## start Dataset extract
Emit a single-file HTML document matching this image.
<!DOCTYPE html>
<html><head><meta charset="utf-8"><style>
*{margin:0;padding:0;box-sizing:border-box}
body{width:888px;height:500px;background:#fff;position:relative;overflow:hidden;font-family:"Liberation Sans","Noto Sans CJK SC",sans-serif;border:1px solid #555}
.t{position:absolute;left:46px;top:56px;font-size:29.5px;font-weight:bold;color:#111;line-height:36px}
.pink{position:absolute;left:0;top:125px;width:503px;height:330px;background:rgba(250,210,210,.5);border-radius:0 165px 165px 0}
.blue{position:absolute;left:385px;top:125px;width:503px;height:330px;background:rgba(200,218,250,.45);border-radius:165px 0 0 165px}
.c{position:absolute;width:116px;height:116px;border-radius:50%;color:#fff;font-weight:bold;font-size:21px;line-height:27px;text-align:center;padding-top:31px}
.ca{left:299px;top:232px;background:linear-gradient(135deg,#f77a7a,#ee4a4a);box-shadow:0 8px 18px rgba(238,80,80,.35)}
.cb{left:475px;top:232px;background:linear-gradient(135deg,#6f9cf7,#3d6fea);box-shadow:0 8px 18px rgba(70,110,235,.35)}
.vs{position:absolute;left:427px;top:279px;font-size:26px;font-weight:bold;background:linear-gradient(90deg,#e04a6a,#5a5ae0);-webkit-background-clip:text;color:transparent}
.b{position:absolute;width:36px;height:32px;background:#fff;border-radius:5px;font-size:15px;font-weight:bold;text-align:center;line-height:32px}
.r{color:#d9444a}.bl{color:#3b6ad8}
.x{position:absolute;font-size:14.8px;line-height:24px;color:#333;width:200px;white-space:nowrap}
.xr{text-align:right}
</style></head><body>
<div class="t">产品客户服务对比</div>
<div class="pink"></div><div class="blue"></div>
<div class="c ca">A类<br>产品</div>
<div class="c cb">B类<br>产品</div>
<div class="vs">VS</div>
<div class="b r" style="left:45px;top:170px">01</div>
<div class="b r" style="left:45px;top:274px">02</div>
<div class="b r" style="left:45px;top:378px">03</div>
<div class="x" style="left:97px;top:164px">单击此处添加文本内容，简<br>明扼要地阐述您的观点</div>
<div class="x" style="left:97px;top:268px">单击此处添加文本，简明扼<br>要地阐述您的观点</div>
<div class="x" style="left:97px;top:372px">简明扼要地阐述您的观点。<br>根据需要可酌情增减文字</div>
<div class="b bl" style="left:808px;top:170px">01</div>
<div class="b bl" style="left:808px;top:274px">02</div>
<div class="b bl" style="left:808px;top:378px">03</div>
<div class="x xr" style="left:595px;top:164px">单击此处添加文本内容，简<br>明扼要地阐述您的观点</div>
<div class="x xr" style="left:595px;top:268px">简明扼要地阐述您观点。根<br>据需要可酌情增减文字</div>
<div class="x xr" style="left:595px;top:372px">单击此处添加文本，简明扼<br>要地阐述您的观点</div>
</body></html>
## end Dataset extract
## start Dataset extract
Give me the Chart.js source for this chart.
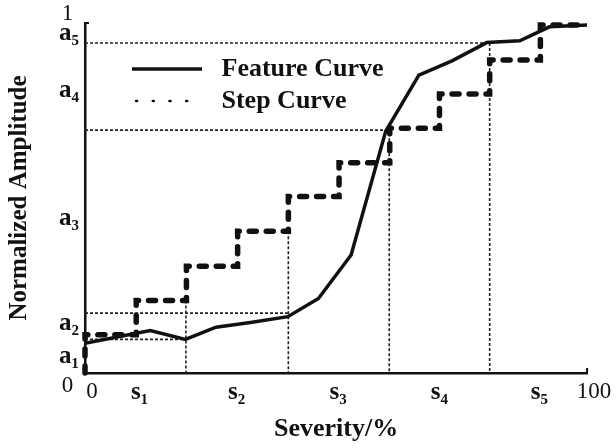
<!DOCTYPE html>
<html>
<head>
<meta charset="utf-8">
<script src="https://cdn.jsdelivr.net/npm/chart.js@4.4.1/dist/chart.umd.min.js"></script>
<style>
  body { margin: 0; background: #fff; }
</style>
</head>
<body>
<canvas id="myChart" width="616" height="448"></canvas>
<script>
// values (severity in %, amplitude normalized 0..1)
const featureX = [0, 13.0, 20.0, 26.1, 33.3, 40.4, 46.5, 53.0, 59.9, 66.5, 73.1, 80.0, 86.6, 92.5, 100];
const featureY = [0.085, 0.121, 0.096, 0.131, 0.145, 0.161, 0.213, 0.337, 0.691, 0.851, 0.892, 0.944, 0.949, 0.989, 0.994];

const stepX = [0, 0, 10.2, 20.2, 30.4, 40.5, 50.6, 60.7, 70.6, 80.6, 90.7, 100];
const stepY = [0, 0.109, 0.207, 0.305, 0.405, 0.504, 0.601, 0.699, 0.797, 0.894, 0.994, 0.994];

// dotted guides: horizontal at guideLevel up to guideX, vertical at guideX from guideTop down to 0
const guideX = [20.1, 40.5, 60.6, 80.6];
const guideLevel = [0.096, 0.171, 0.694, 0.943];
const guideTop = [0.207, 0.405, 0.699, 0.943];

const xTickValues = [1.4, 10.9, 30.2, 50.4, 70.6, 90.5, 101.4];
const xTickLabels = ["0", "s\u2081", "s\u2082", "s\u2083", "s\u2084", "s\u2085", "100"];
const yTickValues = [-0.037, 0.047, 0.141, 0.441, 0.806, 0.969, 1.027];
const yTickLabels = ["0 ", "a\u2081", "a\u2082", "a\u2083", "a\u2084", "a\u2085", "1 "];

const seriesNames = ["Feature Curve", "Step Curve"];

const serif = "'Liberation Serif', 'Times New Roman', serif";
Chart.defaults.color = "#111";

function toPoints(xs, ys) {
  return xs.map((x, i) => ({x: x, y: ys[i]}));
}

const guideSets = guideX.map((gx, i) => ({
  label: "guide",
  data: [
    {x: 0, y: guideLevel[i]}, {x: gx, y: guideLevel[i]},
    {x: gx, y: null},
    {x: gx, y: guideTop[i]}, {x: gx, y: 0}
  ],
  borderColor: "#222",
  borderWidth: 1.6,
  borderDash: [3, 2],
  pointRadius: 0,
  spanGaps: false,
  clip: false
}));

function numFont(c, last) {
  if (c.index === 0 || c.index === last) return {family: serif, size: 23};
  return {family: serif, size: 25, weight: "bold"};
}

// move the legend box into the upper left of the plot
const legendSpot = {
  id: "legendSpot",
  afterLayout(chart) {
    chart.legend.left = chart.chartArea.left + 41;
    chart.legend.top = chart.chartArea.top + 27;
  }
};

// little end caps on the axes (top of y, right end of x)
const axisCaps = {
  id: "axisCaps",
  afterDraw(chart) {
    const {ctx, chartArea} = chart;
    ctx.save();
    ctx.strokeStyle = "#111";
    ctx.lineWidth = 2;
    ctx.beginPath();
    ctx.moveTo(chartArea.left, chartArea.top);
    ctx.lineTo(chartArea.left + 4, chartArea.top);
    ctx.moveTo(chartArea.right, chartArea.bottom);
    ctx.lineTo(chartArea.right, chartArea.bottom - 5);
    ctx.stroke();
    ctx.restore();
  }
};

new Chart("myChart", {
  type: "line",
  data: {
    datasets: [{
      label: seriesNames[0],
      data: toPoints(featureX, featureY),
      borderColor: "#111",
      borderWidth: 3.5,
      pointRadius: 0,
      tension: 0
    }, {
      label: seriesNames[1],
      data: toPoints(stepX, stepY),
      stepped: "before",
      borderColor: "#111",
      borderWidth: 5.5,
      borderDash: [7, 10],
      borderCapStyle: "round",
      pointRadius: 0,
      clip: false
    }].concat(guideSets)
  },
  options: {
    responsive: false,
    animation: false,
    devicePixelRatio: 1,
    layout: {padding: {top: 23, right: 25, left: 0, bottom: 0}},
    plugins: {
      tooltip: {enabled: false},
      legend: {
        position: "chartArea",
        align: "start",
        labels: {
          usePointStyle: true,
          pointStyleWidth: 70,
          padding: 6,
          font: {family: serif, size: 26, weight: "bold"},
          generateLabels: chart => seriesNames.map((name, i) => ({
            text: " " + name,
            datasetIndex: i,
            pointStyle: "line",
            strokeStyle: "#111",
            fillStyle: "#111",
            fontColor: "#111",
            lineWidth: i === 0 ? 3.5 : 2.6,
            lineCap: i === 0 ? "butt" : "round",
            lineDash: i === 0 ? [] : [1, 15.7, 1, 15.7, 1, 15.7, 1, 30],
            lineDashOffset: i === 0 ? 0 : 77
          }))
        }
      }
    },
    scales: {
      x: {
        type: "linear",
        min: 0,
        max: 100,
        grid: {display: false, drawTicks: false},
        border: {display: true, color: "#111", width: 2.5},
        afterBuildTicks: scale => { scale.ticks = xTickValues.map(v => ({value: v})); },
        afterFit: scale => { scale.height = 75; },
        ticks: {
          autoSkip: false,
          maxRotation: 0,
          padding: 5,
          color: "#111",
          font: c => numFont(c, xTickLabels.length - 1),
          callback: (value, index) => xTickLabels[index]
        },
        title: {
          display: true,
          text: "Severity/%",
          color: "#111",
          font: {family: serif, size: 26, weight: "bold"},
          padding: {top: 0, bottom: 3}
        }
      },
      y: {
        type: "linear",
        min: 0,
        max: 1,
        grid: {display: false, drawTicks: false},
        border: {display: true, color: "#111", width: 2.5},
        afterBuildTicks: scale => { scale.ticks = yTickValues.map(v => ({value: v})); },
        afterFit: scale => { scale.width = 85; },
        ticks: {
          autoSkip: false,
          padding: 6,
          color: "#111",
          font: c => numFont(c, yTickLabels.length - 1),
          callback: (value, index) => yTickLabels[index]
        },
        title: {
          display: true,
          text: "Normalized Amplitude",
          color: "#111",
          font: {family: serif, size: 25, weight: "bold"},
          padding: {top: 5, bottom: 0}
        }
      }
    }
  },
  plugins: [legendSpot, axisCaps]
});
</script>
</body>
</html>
## end Dataset extract
## start Dataset extract
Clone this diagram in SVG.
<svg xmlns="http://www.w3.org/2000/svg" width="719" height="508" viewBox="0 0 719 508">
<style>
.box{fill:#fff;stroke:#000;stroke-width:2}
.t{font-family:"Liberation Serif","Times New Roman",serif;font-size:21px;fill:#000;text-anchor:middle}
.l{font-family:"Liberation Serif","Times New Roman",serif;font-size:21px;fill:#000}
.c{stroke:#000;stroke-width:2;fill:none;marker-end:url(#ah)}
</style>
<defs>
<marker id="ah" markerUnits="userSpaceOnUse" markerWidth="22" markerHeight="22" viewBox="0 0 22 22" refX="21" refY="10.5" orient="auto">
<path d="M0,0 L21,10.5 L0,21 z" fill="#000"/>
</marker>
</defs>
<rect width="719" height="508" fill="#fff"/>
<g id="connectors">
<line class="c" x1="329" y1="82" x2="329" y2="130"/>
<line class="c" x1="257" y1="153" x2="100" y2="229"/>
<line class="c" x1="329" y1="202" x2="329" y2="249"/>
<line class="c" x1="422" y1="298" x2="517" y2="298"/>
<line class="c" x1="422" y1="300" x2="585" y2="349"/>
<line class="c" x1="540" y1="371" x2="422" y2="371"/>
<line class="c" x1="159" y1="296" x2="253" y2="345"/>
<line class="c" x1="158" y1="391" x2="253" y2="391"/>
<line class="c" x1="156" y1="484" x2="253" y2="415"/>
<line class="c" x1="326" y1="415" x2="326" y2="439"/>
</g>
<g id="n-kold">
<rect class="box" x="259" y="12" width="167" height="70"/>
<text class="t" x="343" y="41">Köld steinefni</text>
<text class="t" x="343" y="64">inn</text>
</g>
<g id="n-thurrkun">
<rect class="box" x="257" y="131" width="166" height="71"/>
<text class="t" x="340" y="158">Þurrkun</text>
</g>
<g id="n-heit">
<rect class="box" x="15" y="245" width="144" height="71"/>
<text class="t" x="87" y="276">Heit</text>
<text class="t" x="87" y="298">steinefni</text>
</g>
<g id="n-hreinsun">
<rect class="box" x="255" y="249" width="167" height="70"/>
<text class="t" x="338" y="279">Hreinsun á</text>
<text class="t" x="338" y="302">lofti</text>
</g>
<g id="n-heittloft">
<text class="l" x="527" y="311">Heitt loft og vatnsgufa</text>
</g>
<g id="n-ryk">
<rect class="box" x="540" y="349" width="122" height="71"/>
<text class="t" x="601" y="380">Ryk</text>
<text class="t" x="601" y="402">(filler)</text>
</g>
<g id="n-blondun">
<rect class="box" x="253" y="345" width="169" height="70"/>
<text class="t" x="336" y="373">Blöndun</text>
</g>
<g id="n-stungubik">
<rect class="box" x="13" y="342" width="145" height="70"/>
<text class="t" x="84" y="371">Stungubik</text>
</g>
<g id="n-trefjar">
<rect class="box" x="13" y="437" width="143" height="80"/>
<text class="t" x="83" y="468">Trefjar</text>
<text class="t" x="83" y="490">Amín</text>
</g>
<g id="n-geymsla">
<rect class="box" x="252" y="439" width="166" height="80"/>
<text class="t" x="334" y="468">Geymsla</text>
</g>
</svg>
## end Dataset extract
__Given task__. How many lines in the listing above contain "this"? Answer with the number alone.

__Exercise answer__. 3